Machine Learning Applications in Empirical Asset Pricing


Researchers:

Eric Mozeika
Andrew Shields
Dheemanth Sriram

Supervisor:

Dr. Cristian Homescu

Abstract:

The study examines the use of Machine Learning (ML) in financial markets, focusing on empirical asset pricing to understand its potential benefits compared to classical asset pricing models. Different ML models are tested using various market data sets, including industries, stocks, and commodities. A backtesting framework is used to assess each model's forecasting ability and its impact on portfolio performance. The study is divided into two parts, evaluating the models' accuracy in making forecasts and their ability to create better portfolio returns compared to classical models. The analysis also explores ways to enhance the models' accuracy to improve portfolio performance.

Results:

1. Foundational analysis
The results section starts with using lagged returns as predictors for other industries and testing various ML models. Interesting results were obtained from this experimentation.

Industry Lagged Returns Models

2. Comparative Analysis of Forecasting Errors
To analyze forecasting errors, a method similar to M4 competition was used. Adjusted errors were calculated by dividing the model's MSEs by the MSE from a Naive approach. ML models outperformed Naive approach, but not Auto Arima models, suggesting that additional information is needed to improve ML models.

Na¨ıve Adjusted Errors

3. Returns-Based Features
To improve our models, additional features were added to capture more information on asset returns. However, results did not show a significant improvement over the original less-complex model, which was surprising since literature suggests that these characteristics offer better results. Testing different types of data was explored to see if more granular data would offer better results.

Adding Return Based Characteristics to Industries

4. Different ML Methods
A stacking ensemble method was implemented along with statistical forecasting methods to reduce multicollinearity effects. Results showed a significant improvement in reducing MSE and increasing Sharpe ratios, making it a breakthrough as many models were not able to improve forecasting and portfolio measures simultaneously.

5. Benchmark Analysis
Active managers aim to outperform benchmarks, providing better returns and lower volatility for investors. The authors compare their strategy to the SPY and Fama French momentum index, and their models outperformed both benchmarks in terms of risk-adjusted returns, which is a compelling result.
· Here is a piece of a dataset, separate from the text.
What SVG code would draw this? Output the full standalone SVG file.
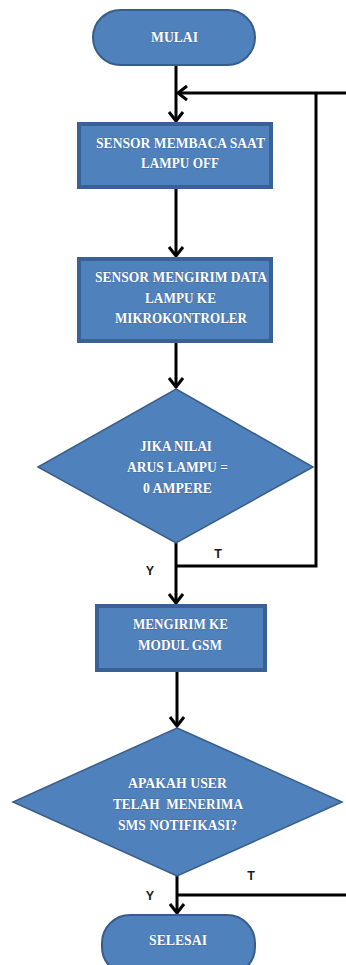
<svg xmlns="http://www.w3.org/2000/svg" width="346" height="965" viewBox="0 0 346 965">
  <defs>
    <marker id="arrow" markerUnits="userSpaceOnUse" markerWidth="20" markerHeight="20" viewBox="-12 -10 14 20" refX="0" refY="0" orient="auto">
      <path d="M-9,-7 L0,0 L-9,7" fill="none" stroke="#000" stroke-width="3" stroke-linejoin="miter"/>
    </marker>
    <style>
      .term { fill: #4F81BD; stroke: #385D8A; stroke-width: 2; }
      .proc { fill: #4F81BD; stroke: #3A6194; stroke-width: 4; }
      .dec { fill: #4F81BD; stroke: #385D8A; stroke-width: 1.5; }
      .lbl { font-family: "Liberation Serif", "DejaVu Serif", serif; font-weight: bold; font-size: 14.5px; fill: #ffffff; stroke: #2E4F78; stroke-width: 0.4; paint-order: stroke; text-anchor: middle; white-space: pre; }
      .edge { fill: none; stroke: #000; stroke-width: 3; }
      .yt { font-family: "Liberation Sans", Arial, sans-serif; font-weight: bold; font-size: 12.5px; fill: #1c1c1c; text-anchor: middle; }
    </style>
  </defs>

  <!-- connectors -->
  <g id="connectors">
    <path class="edge" d="M176,65 V121" marker-end="url(#arrow)"/>
    <path class="edge" d="M346,93 H178" marker-end="url(#arrow)"/>
    <path class="edge" d="M176,566 H316 V93"/>
    <path class="edge" d="M176,188 V256" marker-end="url(#arrow)"/>
    <path class="edge" d="M176,342 V387" marker-end="url(#arrow)"/>
    <path class="edge" d="M176,543 V603" marker-end="url(#arrow)"/>
    <path class="edge" d="M177,671 V726" marker-end="url(#arrow)"/>
    <path class="edge" d="M177,876 V913" marker-end="url(#arrow)"/>
    <path class="edge" d="M177,895 H346"/>
    <text class="yt" x="150" y="575">Y</text>
    <text class="yt" x="218" y="558">T</text>
    <text class="yt" x="150" y="900">Y</text>
    <text class="yt" x="251" y="880">T</text>
  </g>

  <g id="mulai">
    <rect class="term" x="93" y="10" width="162" height="55" rx="27.5" ry="27.5"/>
    <text class="lbl" x="174.5" y="42" textLength="47" lengthAdjust="spacingAndGlyphs">MULAI</text>
  </g>

  <g id="sensor-membaca">
    <rect class="proc" x="79" y="124" width="192" height="63"/>
    <text class="lbl" x="180.5" y="148" textLength="169" lengthAdjust="spacingAndGlyphs">SENSOR MEMBACA SAAT</text>
    <text class="lbl" x="180" y="168" textLength="78" lengthAdjust="spacingAndGlyphs">LAMPU OFF</text>
  </g>

  <g id="sensor-mengirim">
    <rect class="proc" x="79" y="259" width="192" height="82"/>
    <text class="lbl" x="181" y="282" textLength="172" lengthAdjust="spacingAndGlyphs">SENSOR MENGIRIM DATA</text>
    <text class="lbl" x="180.5" y="303" textLength="71" lengthAdjust="spacingAndGlyphs">LAMPU KE</text>
    <text class="lbl" x="181" y="323" textLength="132" lengthAdjust="spacingAndGlyphs">MIKROKONTROLER</text>
  </g>

  <g id="cek-arus">
    <polygon class="dec" points="176,389 313,467 176,543 38,467"/>
    <text class="lbl" x="176" y="451" textLength="72" lengthAdjust="spacingAndGlyphs">JIKA NILAI</text>
    <text class="lbl" x="177.5" y="472" textLength="101" lengthAdjust="spacingAndGlyphs">ARUS LAMPU =</text>
    <text class="lbl" x="177.5" y="493" textLength="69" lengthAdjust="spacingAndGlyphs">0 AMPERE</text>
  </g>

  <g id="kirim-gsm">
    <rect class="proc" x="97" y="606" width="168" height="64"/>
    <text class="lbl" x="180.5" y="629" textLength="95" lengthAdjust="spacingAndGlyphs">MENGIRIM KE</text>
    <text class="lbl" x="180" y="650" textLength="84" lengthAdjust="spacingAndGlyphs">MODUL GSM</text>
  </g>

  <g id="cek-sms">
    <polygon class="dec" points="177,728 342,802 177,876 13,802"/>
    <text class="lbl" x="177.5" y="788" textLength="99" lengthAdjust="spacingAndGlyphs">APAKAH USER</text>
    <text class="lbl" x="178" y="809" textLength="130" lengthAdjust="spacingAndGlyphs">TELAH  MENERIMA</text>
    <text class="lbl" x="177.5" y="830" textLength="119" lengthAdjust="spacingAndGlyphs">SMS NOTIFIKASI?</text>
  </g>

  <g id="selesai">
    <rect class="term" x="102" y="915" width="153" height="60" rx="28" ry="28"/>
    <text class="lbl" x="178" y="945" textLength="58" lengthAdjust="spacingAndGlyphs">SELESAI</text>
  </g>
</svg>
2002-2019; Momentum & Market State Predictors

6. Market Regime Analysis
The investment strategy performs well over time despite the model's predictability faltering during periods of high stress. During the 2008 financial crisis, the strategy combining Commodities and Industries lost just shy of 7% and realized a volatility of less than a third of the broader market, while in the period after the crisis, the model adjusted to predict returns based on which type of momentum should perform better.

July 2007 - Feb 2009; Momentum & Market State Predictors

7. Feature Importance Analysis
Some papers offer ways to interpret the variables in neural networks, such as using gradients and Hessians of estimated probabilities. The authors conducted limited analysis on industries and found that predictor variables displayed a significant amount of time variation, and their coefficients modulated throughout time. They also found that short-term momentum had a negative coefficient on average, while 12-month momentum had a positive coefficient on average. The behavior of these variables coincided with the momentum crash that happened in 2009.

:Model Coefficient Behavior

8. Performance Driver Analysis
Decomposing the returns of long and short legs of a portfolio is an interesting way to evaluate performance. The Commodity + Industry portfolio showed positive returns in 134 out of 216 months, with the long leg driving most of the performance. The strategy avoided momentum crashes but performed poorly during market crashes, suggesting the need for higher-frequency market state predictor variables in the future.

9. Fama-French Comparison
The models are able to account for return drivers beyond the market or momentum factor, which is evident from the low correlation of returns with the S&P 500. This suggests that adding these portfolios to an existing strategy could provide diversification benefits, although further analysis is needed.

Conclusion:

The researchers combined past research to incrementally improve their data and modeling approach, resulting in a unique combination that outperformed simple statistical approaches and provided diversification benefits. They found that returns-based indicators and adding other asset classes improved portfolio performance, and that improving their forecasting approach was the key to their success.
While they recognize the limitations of their study, they suggest future work could explore which predictors added the most value, as well as more complex models that can work across assets and employ neural networks to model non-linear relationships.